What you need:
- 5-10 Australian coins of the same value (pictured here are $1 coins, but any round coins will do)
- Cardboard, paper towel, a pencil and scissors
- 5-10 zinc-plated metal washers (similar size to the coins)
- Cup or small bowl of water
- A few teaspoons of salt and a teaspoon
- A splash of white vinegar
- Red LED (light emitting diode, from electronics store)
What to do:
- Trace around a coin to make 10 circles on the cardboard and use the scissors to cut out the cardboard circles.
- To the cup or bowl of water, stir in one teaspoonful of salt at a time until no more salt will dissolve.
- Add a splash of vinegar to the salty water.
- Place the circles of cardboard in the salty water and vinegar mixture and leave them to soak for 15 minutes.
- Use the spoon to remove 5 cardboard circles from the salty water and place them on a piece of paper towel. The cardboard circles must be wet, but not dripping.
- Stack the items in the following order: coin, cardboard, washer. Repeat this pattern—end with a washer on top.
- The longest leg of the LED is the positive side and must be connected to the coin at the bottom of the stack. Carefully bend the legs of the LED so the positive leg can be held against the coin at the bottom, and the negative leg can be held against the washer at the top, as shown in the picture. The LED should light up! (If it doesn’t work, check the order of the stack, check the cardboard is still wet, and check that the legs of the LED are only touching the bottom coin and top washer in the stack).

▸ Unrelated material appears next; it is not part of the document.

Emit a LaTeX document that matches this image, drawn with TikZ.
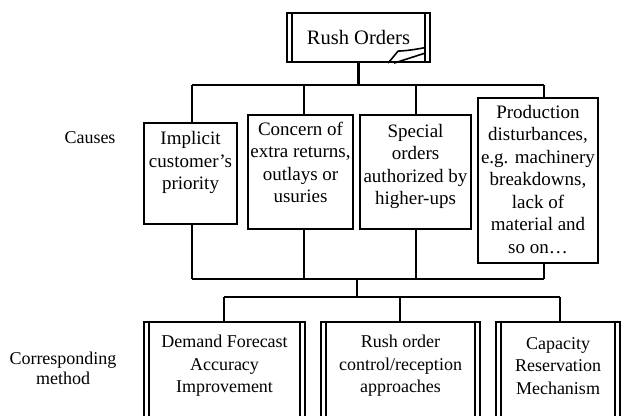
\documentclass[tikz,border=0pt]{standalone}
\usepackage{fontspec}
\setmainfont{Liberation Serif}
\begin{document}
\begin{tikzpicture}[x=1pt,y=-1pt,line width=2.2pt,
  box/.style={draw,rectangle,inner sep=0pt},
  ctxt/.style={align=center,inner sep=0pt,font=\fontsize{19}{22.5}\selectfont},
  mtxt/.style={align=center,inner sep=0pt,font=\fontsize{18}{22.5}\selectfont},
  lbl/.style={align=center,inner sep=0pt,font=\fontsize{18}{20}\selectfont},
  curl/.style={line width=1.6pt}]
\clip (0,0) rectangle (621,415);
% top box
\node[box,minimum width=143pt,minimum height=49pt,font=\fontsize{20.5}{24}\selectfont] (R) at (358.5,37.5) {Rush Orders};
\draw ([xshift=6pt]R.north west) -- ([xshift=6pt]R.south west);
\draw ([xshift=-6pt]R.north east) -- ([xshift=-6pt]R.south east);
\draw[curl] ([xshift=-43pt]R.south east) -- ([shift={(-33pt,12pt)}]R.south east)
  .. controls ([shift={(-22pt,12.5pt)}]R.south east) and ([shift={(-14pt,14pt)}]R.south east) .. ([shift={(-6pt,15.5pt)}]R.south east);
\draw[curl] ([xshift=-37pt]R.south east) -- ([shift={(-6pt,10pt)}]R.south east);
% causes
\node[box,minimum width=93pt,minimum height=101pt] (c1) at (190.5,173.5) {};
\node[box,minimum width=105pt,minimum height=114pt] (c2) at (300.5,172) {};
\node[box,minimum width=111pt,minimum height=114pt] (c3) at (415.5,172) {};
\node[box,minimum width=120pt,minimum height=165pt] (c4) at (538,180.5) {};
\node[ctxt] (c1t) at (190.5,162.5) {Implicit\\customer’s\\priority};
\node[ctxt] (c2t) at (300.5,162.5) {Concern of\\extra returns,\\outlays or\\usuries};
\node[ctxt] (c3t) at (415.5,166.5) {Special\\orders\\authorized by\\higher-ups};
\node[ctxt] (c4t) at (538,179.5) {Production\\disturbances,\\e.g. machinery\\breakdowns,\\lack of\\material and\\so on…};
\node[lbl] (causes) at (90,138) {Causes};
% top bus
\coordinate (t1) at (192,85);
\coordinate (t2) at (304,85);
\coordinate (t3) at (416,85);
\coordinate (t4) at (544,85);
\draw (t1) -- (t4);
\draw (R.south) -- (R.south |- t1);
\draw (t1) -- (t1 |- c1.north);
\draw (t2) -- (t2 |- c2.north);
\draw (t3) -- (t3 |- c3.north);
\draw (t4) -- (t4 |- c4.north);
% bottom bus
\coordinate (u1) at (192,279);
\coordinate (u2) at (304,279);
\coordinate (u3) at (416,279);
\coordinate (u4) at (544,279);
\draw (u1) -- (u4);
\draw (u1 |- c1.south) -- (u1);
\draw (u2 |- c2.south) -- (u2);
\draw (u3 |- c3.south) -- (u3);
\draw (u4 |- c4.south) -- (u4);
\coordinate (v) at (357,279);
\coordinate (w) at (357,297);
\draw (v) -- (w);
% methods
\node[box,minimum width=161pt,minimum height=108pt] (m1) at (224.5,376) {};
\node[box,minimum width=159pt,minimum height=108pt] (m2) at (400.5,376) {};
\node[box,minimum width=124pt,minimum height=108pt] (m3) at (558,376) {};
\foreach \m in {m1,m2,m3}{
  \draw ([xshift=6pt]\m.north west) -- ([xshift=6pt]\m.south west);
  \draw ([xshift=-6pt]\m.north east) -- ([xshift=-6pt]\m.south east);
}
\node[mtxt] (m1t) at (224.5,366) {Demand Forecast\\Accuracy\\Improvement};
\node[mtxt] (m2t) at (400.5,366) {Rush order\\control/reception\\approaches};
\node[mtxt] (m3t) at (558,366) {Capacity\\Reservation\\Mechanism};
\node[lbl] (cm) at (63,368) {Corresponding\\method};
\coordinate (w1) at (224,297);
\coordinate (w2) at (400,297);
\coordinate (w3) at (560,297);
\draw (w1) -- (w3);
\draw (w1) -- (w1 |- m1.north);
\draw (w2) -- (w2 |- m2.north);
\draw (w3) -- (w3 |- m3.north);
\end{tikzpicture}
\end{document}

- Try stacking 10 coins, 10 pieces of cardboard and 10 washers. Hold the stack with the thumb and finger of one hand and you might feel a buzz of electricity in your fingertips.
What’s happening?
You have created a wet cell battery, with each group of coin, cardboard and washer forming one cell. Australian coins consist mostly of copper (Cu), so the coins act as copper electrodes. The zinc-plated washers are the zinc (Zn) electrodes in the battery. The salty water and vinegar solution acts as an electrolyte, allowing electrical charge to move between the zinc and copper electrodes, creating an electrical potential across each ‘cell’.
The wet cell battery pictured here generated 0.8 volts of electricity per cell and a total of 4 volts across the five cells.